Short problem:
Give the data below again exactly as it stands. Omit the pictures.

--- start of Data lines ---

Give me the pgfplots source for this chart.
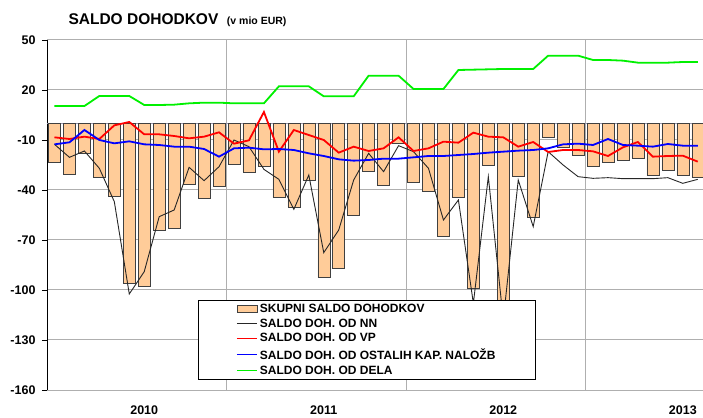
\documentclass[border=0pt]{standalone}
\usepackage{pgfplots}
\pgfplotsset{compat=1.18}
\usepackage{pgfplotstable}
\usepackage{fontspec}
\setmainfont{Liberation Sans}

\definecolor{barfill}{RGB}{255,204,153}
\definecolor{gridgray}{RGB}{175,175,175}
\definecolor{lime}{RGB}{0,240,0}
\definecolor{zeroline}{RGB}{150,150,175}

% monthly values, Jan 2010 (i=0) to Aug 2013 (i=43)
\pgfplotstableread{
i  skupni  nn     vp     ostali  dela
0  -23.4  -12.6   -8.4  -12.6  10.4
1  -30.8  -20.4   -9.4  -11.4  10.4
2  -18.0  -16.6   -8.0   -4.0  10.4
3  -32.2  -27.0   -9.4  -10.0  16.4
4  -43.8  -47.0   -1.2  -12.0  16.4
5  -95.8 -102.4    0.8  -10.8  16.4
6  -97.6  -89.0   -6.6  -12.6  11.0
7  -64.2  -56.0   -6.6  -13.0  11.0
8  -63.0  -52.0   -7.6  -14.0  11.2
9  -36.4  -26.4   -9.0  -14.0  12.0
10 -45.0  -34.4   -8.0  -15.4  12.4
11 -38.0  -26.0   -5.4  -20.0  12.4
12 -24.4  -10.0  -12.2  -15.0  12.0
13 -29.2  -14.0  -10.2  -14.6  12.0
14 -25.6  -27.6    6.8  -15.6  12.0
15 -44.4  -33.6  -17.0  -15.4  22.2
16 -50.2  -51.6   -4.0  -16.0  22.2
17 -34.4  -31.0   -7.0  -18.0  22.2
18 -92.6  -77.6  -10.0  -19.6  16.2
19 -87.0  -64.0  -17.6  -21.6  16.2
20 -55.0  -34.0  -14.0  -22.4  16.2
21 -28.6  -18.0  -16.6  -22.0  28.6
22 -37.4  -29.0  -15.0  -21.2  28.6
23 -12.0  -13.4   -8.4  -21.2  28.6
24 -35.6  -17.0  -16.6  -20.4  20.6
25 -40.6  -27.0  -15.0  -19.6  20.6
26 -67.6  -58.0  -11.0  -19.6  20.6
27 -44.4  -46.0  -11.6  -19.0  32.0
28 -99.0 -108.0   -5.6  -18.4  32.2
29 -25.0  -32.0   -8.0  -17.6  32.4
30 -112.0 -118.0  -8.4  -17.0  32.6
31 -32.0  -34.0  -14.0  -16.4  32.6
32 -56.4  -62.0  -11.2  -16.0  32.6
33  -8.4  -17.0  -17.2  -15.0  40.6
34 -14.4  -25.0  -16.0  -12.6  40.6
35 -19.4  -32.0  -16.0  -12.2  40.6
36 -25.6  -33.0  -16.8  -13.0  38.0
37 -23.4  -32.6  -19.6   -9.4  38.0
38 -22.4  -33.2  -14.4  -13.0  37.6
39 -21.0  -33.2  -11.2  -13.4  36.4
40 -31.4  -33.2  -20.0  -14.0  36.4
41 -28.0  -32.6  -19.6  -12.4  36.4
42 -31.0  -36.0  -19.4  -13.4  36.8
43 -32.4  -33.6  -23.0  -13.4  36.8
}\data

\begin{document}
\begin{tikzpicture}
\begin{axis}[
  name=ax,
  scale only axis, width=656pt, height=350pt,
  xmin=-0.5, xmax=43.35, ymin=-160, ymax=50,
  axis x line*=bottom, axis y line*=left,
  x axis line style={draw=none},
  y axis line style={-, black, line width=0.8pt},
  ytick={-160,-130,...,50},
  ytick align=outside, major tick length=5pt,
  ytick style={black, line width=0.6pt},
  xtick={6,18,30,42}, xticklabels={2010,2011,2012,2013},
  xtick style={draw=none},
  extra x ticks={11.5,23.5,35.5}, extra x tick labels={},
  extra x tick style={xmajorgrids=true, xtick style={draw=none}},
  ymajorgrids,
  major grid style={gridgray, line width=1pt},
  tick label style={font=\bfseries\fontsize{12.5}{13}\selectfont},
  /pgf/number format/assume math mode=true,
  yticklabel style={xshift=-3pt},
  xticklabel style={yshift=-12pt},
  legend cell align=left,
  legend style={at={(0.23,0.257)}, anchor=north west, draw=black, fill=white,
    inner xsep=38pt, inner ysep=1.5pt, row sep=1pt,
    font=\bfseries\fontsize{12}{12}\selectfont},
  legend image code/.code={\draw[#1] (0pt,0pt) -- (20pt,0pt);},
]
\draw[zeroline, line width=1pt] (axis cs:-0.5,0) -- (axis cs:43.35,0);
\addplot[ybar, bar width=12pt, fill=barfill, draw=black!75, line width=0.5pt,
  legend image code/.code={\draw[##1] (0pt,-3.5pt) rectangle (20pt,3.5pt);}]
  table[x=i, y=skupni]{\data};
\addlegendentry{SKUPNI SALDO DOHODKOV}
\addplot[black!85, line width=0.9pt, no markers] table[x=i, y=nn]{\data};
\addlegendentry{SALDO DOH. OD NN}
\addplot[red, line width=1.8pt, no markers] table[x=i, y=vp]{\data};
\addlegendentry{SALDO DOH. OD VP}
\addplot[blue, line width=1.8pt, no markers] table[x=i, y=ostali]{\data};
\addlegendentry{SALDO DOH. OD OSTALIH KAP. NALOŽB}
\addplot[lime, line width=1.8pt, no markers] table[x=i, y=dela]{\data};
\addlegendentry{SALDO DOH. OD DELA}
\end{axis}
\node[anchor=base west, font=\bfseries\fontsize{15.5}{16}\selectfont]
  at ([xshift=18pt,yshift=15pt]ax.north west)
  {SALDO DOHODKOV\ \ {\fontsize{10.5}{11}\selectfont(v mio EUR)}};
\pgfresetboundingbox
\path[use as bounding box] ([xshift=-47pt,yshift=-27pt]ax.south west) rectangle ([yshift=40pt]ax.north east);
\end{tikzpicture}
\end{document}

--- end of Data lines ---

Solution to this task:
Give me the pgfplots source for this chart.
\documentclass[border=0pt]{standalone}
\usepackage{pgfplots}
\pgfplotsset{compat=1.18}
\usepackage{pgfplotstable}
\usepackage{fontspec}
\setmainfont{Liberation Sans}

\definecolor{barfill}{RGB}{255,204,153}
\definecolor{gridgray}{RGB}{175,175,175}
\definecolor{lime}{RGB}{0,240,0}
\definecolor{zeroline}{RGB}{150,150,175}

% monthly values, Jan 2010 (i=0) to Aug 2013 (i=43)
\pgfplotstableread{
i  skupni  nn     vp     ostali  dela
0  -23.4  -12.6   -8.4  -12.6  10.4
1  -30.8  -20.4   -9.4  -11.4  10.4
2  -18.0  -16.6   -8.0   -4.0  10.4
3  -32.2  -27.0   -9.4  -10.0  16.4
4  -43.8  -47.0   -1.2  -12.0  16.4
5  -95.8 -102.4    0.8  -10.8  16.4
6  -97.6  -89.0   -6.6  -12.6  11.0
7  -64.2  -56.0   -6.6  -13.0  11.0
8  -63.0  -52.0   -7.6  -14.0  11.2
9  -36.4  -26.4   -9.0  -14.0  12.0
10 -45.0  -34.4   -8.0  -15.4  12.4
11 -38.0  -26.0   -5.4  -20.0  12.4
12 -24.4  -10.0  -12.2  -15.0  12.0
13 -29.2  -14.0  -10.2  -14.6  12.0
14 -25.6  -27.6    6.8  -15.6  12.0
15 -44.4  -33.6  -17.0  -15.4  22.2
16 -50.2  -51.6   -4.0  -16.0  22.2
17 -34.4  -31.0   -7.0  -18.0  22.2
18 -92.6  -77.6  -10.0  -19.6  16.2
19 -87.0  -64.0  -17.6  -21.6  16.2
20 -55.0  -34.0  -14.0  -22.4  16.2
21 -28.6  -18.0  -16.6  -22.0  28.6
22 -37.4  -29.0  -15.0  -21.2  28.6
23 -12.0  -13.4   -8.4  -21.2  28.6
24 -35.6  -17.0  -16.6  -20.4  20.6
25 -40.6  -27.0  -15.0  -19.6  20.6
26 -67.6  -58.0  -11.0  -19.6  20.6
27 -44.4  -46.0  -11.6  -19.0  32.0
28 -99.0 -108.0   -5.6  -18.4  32.2
29 -25.0  -32.0   -8.0  -17.6  32.4
30 -112.0 -118.0  -8.4  -17.0  32.6
31 -32.0  -34.0  -14.0  -16.4  32.6
32 -56.4  -62.0  -11.2  -16.0  32.6
33  -8.4  -17.0  -17.2  -15.0  40.6
34 -14.4  -25.0  -16.0  -12.6  40.6
35 -19.4  -32.0  -16.0  -12.2  40.6
36 -25.6  -33.0  -16.8  -13.0  38.0
37 -23.4  -32.6  -19.6   -9.4  38.0
38 -22.4  -33.2  -14.4  -13.0  37.6
39 -21.0  -33.2  -11.2  -13.4  36.4
40 -31.4  -33.2  -20.0  -14.0  36.4
41 -28.0  -32.6  -19.6  -12.4  36.4
42 -31.0  -36.0  -19.4  -13.4  36.8
43 -32.4  -33.6  -23.0  -13.4  36.8
}\data

\begin{document}
\begin{tikzpicture}
\begin{axis}[
  name=ax,
  scale only axis, width=656pt, height=350pt,
  xmin=-0.5, xmax=43.35, ymin=-160, ymax=50,
  axis x line*=bottom, axis y line*=left,
  x axis line style={draw=none},
  y axis line style={-, black, line width=0.8pt},
  ytick={-160,-130,...,50},
  ytick align=outside, major tick length=5pt,
  ytick style={black, line width=0.6pt},
  xtick={6,18,30,42}, xticklabels={2010,2011,2012,2013},
  xtick style={draw=none},
  extra x ticks={11.5,23.5,35.5}, extra x tick labels={},
  extra x tick style={xmajorgrids=true, xtick style={draw=none}},
  ymajorgrids,
  major grid style={gridgray, line width=1pt},
  tick label style={font=\bfseries\fontsize{12.5}{13}\selectfont},
  /pgf/number format/assume math mode=true,
  yticklabel style={xshift=-3pt},
  xticklabel style={yshift=-12pt},
  legend cell align=left,
  legend style={at={(0.23,0.257)}, anchor=north west, draw=black, fill=white,
    inner xsep=38pt, inner ysep=1.5pt, row sep=1pt,
    font=\bfseries\fontsize{12}{12}\selectfont},
  legend image code/.code={\draw[#1] (0pt,0pt) -- (20pt,0pt);},
]
\draw[zeroline, line width=1pt] (axis cs:-0.5,0) -- (axis cs:43.35,0);
\addplot[ybar, bar width=12pt, fill=barfill, draw=black!75, line width=0.5pt,
  legend image code/.code={\draw[##1] (0pt,-3.5pt) rectangle (20pt,3.5pt);}]
  table[x=i, y=skupni]{\data};
\addlegendentry{SKUPNI SALDO DOHODKOV}
\addplot[black!85, line width=0.9pt, no markers] table[x=i, y=nn]{\data};
\addlegendentry{SALDO DOH. OD NN}
\addplot[red, line width=1.8pt, no markers] table[x=i, y=vp]{\data};
\addlegendentry{SALDO DOH. OD VP}
\addplot[blue, line width=1.8pt, no markers] table[x=i, y=ostali]{\data};
\addlegendentry{SALDO DOH. OD OSTALIH KAP. NALOŽB}
\addplot[lime, line width=1.8pt, no markers] table[x=i, y=dela]{\data};
\addlegendentry{SALDO DOH. OD DELA}
\end{axis}
\node[anchor=base west, font=\bfseries\fontsize{15.5}{16}\selectfont]
  at ([xshift=18pt,yshift=15pt]ax.north west)
  {SALDO DOHODKOV\ \ {\fontsize{10.5}{11}\selectfont(v mio EUR)}};
\pgfresetboundingbox
\path[use as bounding box] ([xshift=-47pt,yshift=-27pt]ax.south west) rectangle ([yshift=40pt]ax.north east);
\end{tikzpicture}
\end{document}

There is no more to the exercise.